RB          What about using tools? In a way, tools distance the artist from the immediacy of the hand... and this affects the way that touch is expressed. You know what I mean?

TK          I think that whether you use a spray gun or you use a paint brush, the touch has to be there. A spray gun’s really just a tool and it’s just an extension... I suppose it suits your needs best, that’s all. With a spray gun you can lay down colour quickly — for example Jules Olitski said he wanted his paintings to look like a cloud of colour in the air, I don’t know, something like that...  It simply suited his vision. I guess that’s why anybody would use a certain tool. I think with recent painting you want to get colour down in a large area as quickly as possible and you don’t want a lot of confusion, you want it to be put down as clearly as possible, because you want the colour to be important and not have all the little incidents that a hand-painted painting might have. My paintings are quite hand-painted looking and it’s something I’ve wrestled with a lot because a lot of the paintings I’ve admired the most didn’t really have a hand-painted look to them. Someone like Olitski, for example, doesn’t have that in his paintings. But I guess the way I paint suits my needs best. I can get the colour down the way I want it, even though they do have a hand-painted look.

RB          It’s interesting that the physical evidence of the hand is such a strong part of your work, but you have a disability so it’s harder for you to do the physical work of making a painting. How do you think your disability has affected your career as a painter?

TK          I had Polio as a child and the effects of it have dramatically affected my life. It’s probably... If anything, it’s robbed me of a lot of energy that I would normally have had. I have to be very well organized when I paint because I can’t paint for a long period of time, so I have to be very well organized.

RB          Has it kept you more focused, do you think?

TK          Probably has. Since I don’t have a lot of spare energy I haven’t been able to go off and get involved with a lot of other things that might take me away from painting. I’ve seen artists who have a lot of other interests, but having a disability has probably limited my choices to that I can’t go off and do mountain climbing or something like that.

But getting back to the “touch” thing, I went through a period where I thought that the handmade aspect of my paintings – where  it is really apparent – was something that was getting in the way so I tried to work away from that. And I think that being more anonymous, my paintings got worse and worse. The less they had the hand-made quality, the less content they had.
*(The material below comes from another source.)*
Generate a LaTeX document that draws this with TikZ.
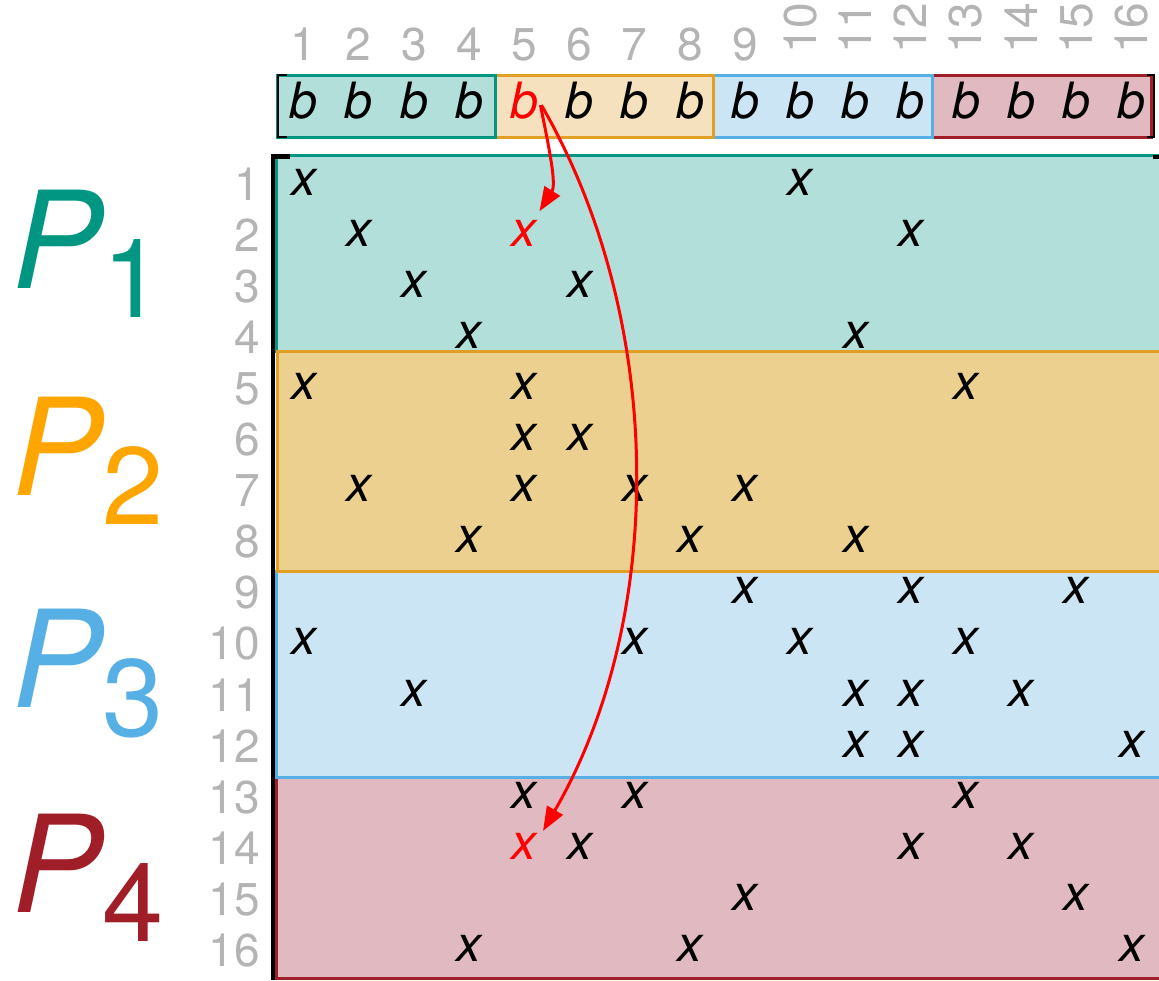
\documentclass[tikz,border=0pt]{standalone}
\usepackage{fontspec}
\setmainfont{TeX Gyre Heros}
\usetikzlibrary{arrows.meta}
\definecolor{cA}{RGB}{0,150,130}
\definecolor{cAfill}{RGB}{178,223,217}
\definecolor{cB}{RGB}{255,165,0}
\definecolor{cBline}{RGB}{225,160,35}
\definecolor{cBfill}{RGB}{236,208,143}
\definecolor{cBvfill}{RGB}{245,225,190}
\definecolor{cC}{RGB}{86,176,230}
\definecolor{cCfill}{RGB}{203,229,245}
\definecolor{cD}{RGB}{160,30,40}
\definecolor{cDfill}{RGB}{224,186,192}
\definecolor{lab}{RGB}{180,180,180}
\begin{document}
\begin{tikzpicture}[x=1pt,y=-1pt,
 lbl/.style={text=lab, font=\fontsize{46}{46}\selectfont, inner sep=0pt},
 ent/.style={font=\fontsize{50}{50}\selectfont\itshape, inner sep=0pt, anchor=base},
 plab/.style={font=\fontsize{135}{135}\selectfont, inner sep=0pt, anchor=base west},
 hl/.style={text=red},
 band/.style={line width=3pt},
 brk/.style={line width=1.6pt},
 arr/.style={red, line width=3pt, -{Triangle[length=24pt,width=18pt]}}
]
\useasboundingbox (0,0) rectangle (1159,980);
% vector segments
\draw[band, cD, fill=cDfill] (932,75) rectangle (1151,137);
\draw[band, cC, fill=cCfill] (713,75) rectangle (932,137);
\draw[band, cBline, fill=cBvfill] (495,75) rectangle (713,137);
\draw[band, cA, fill=cAfill] (277,75) rectangle (495,137);
\draw[brk] (287,75) -- (278,75) -- (278,137) -- (287,137);
\draw[brk] (1147,75) -- (1154,75) -- (1154,137) -- (1147,137);
% matrix bands
\draw[band, cA, fill=cAfill] (276,155.5) rectangle (1170,351);
\draw[band, cD, fill=cDfill] (276,777) rectangle (1170,978);
\draw[band, cC, fill=cCfill] (276,571) rectangle (1170,777);
\draw[band, cBline, fill=cBfill] (277.5,351) rectangle (1170,571);
\draw[line width=4.3pt] (290,156.5) -- (273,156.5) -- (273,980);
\draw[line width=4pt] (1153,157) -- (1165,157);
% column labels
\foreach \c in {1,...,9}
  \node[lbl, anchor=base] (c\c) at ({248.3+55.2*\c},60) {\c};
\foreach \c in {10,...,16}
  \node[lbl, anchor=base west, rotate=90] (c\c) at ({264.3+55.2*\c},54) {\c};
% row labels
\foreach \r in {1,...,16}
  \node[lbl, anchor=base east] (r\r) at (260,{148.9+51.1*\r}) {\r};
% vector entries
\foreach \c in {1,2,3,4,6,7,8,9,10,11,12,13,14,15,16}
  \node[ent] (b\c) at ({248.3+55.2*\c},118) {b};
\node[ent, hl] (b5) at ({248.3+55.2*5},118) {b};
% matrix entries
\foreach \r/\cols in {1/{1,10},2/{2,12},3/{3,6},4/{4,11},5/{1,5,13},6/{5,6},7/{2,5,7,9},8/{4,8,11},9/{9,12,15},10/{1,7,10,13},11/{3,11,12,14},12/{11,12,16},13/{5,7,13},14/{6,12,14},15/{9,15},16/{4,8,16}}
  \foreach \c in \cols
    \node[ent] (x\r-\c) at ({248.3+55.2*\c},{143.9+51.1*\r}) {x};
\node[ent, hl] (x2-5) at ({248.3+55.2*5},{143.9+51.1*2}) {x};
\node[ent, hl] (x14-5) at ({248.3+55.2*5},{143.9+51.1*14}) {x};
% part labels
\node[plab, text=cA] (P1) at (12,288) {\itshape P\raisebox{-29pt}{\fontsize{110}{110}\selectfont\upshape 1}};
\node[plab, text=cB] (P2) at (12,495) {\itshape P\raisebox{-29pt}{\fontsize{110}{110}\selectfont\upshape 2}};
\node[plab, text=cC] (P3) at (12,707) {\itshape P\raisebox{-29pt}{\fontsize{110}{110}\selectfont\upshape 3}};
\node[plab, text=cD] (P4) at (12,912) {\itshape P\raisebox{-29pt}{\fontsize{110}{110}\selectfont\upshape 4}};
% arrows
\draw[arr] ([shift={(2,5)}]b5.east) .. controls +(9,44) and +(17,-27) .. ([shift={(2.5,-8.5)}]x2-5.north east);
\draw[arr] ([shift={(3,5)}]b5.east) .. controls +(124,214) and +(124,-214) .. ([shift={(6,-2)}]x14-5.north east);
\end{tikzpicture}
\end{document}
I guess it’s something I had to accept in my own work. It does still bother me. I mean I’ve thought, gee, maybe they would be better if I could get around that.

RB          Why? What’s the problem with the hand-made quality?

TK          It looks, maybe old-fashioned or something. I don’t know. It can look old-fashioned. Overly complex where they don’t need to be complex... I still wonder about it and try different things.

RB          Well, there could be some truth in it, but in my opinion if you were to change that it would be working against your...

TK          It would work against my personality. Yeah.